This is a snapshot of the sequence that takes us from teaching the reader and back to teaching the reading:

  • At a time set aside for explicit strategy instruction, tell the children, “I noticed you are having difficulty remembering what you read and isn’t that a bummer. Nobody wants to have to read everything 2 or 3 times. I can show you a way to fix that.” The students have a reason to tune in because the lesson will have an impact on them that they can appreciate.
  • Then model the strategy while thinking aloud using manipulatives and non-challenging text.
  • Practice the strategy together
  • The students practice with a buddy and receive coaching as needed
  • Apply the strategy to the reading and understanding of the content material.
  • The students evaluate how or if using the strategy was beneficial.

The discussion of the text becomes a dialectic process. We move back and forth between constructing meaning and checking in on the processes we use that are relevant to what we are doing.

How does the self-monitoring and initiation of comprehension strategies switch to auto-pilot?

  • Explicit intention: Don’t keep it a secret. You want students to know how to help themselves when they don’t know. You want them grow their intelligence.

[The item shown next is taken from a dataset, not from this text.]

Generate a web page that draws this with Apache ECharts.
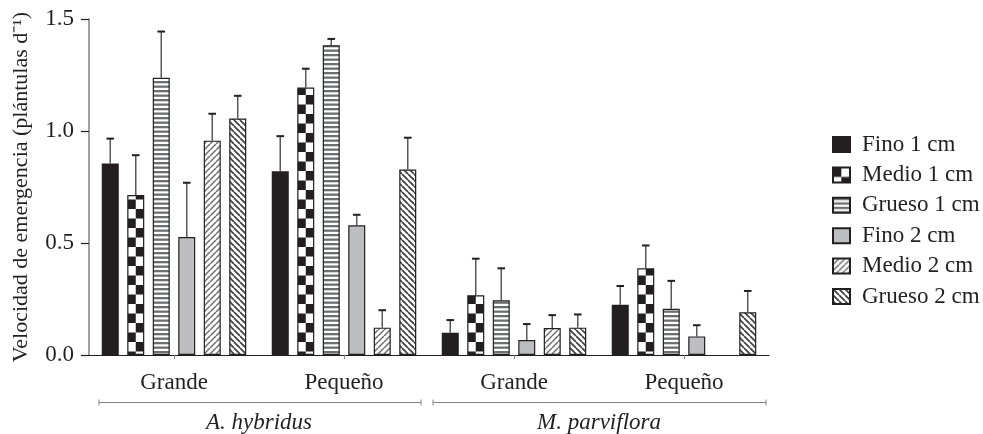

Let them know they are going to learn those things too.
  • Thinking aloud and clarifying demonstrations: Make the strategy lessons enjoyable, memorable and engaging. Using concrete objects increases attention and brain activity. Have a “tool box” of blocks, Play Doh, puzzle pieces, a bag of dry garbage, fake money for a treasure hunt. These lessons stick. They create the kind of clarity that leads to control and autonomy.
  • Frequent use and dialogue are big factors: The chunking strategy, for example, will resurface over and over, subject to subject. Keep the dialectic conversation going between process and product.
  • Non-directive prompts: You’ve taught your students with intentionality which you shared with them. You’ve supported them in their practice and application. It’s time to stop telling them what to do. Instead of directing students to organize the material they are reading, use an open prompt – “While you are searching your source material today to locate information for your project, what do you plan to do to help yourself understand and remember what you read?”
  • Reading response journals: These are journals where students exercise choice. They select the strategies, the modalities and the use of the color that works for them. The journals reflect their independent reading processes. They provide a lens into each child’s growing repertoire for processing text and meeting challenges that can be viewed by teachers, parents and very importantly, themselves.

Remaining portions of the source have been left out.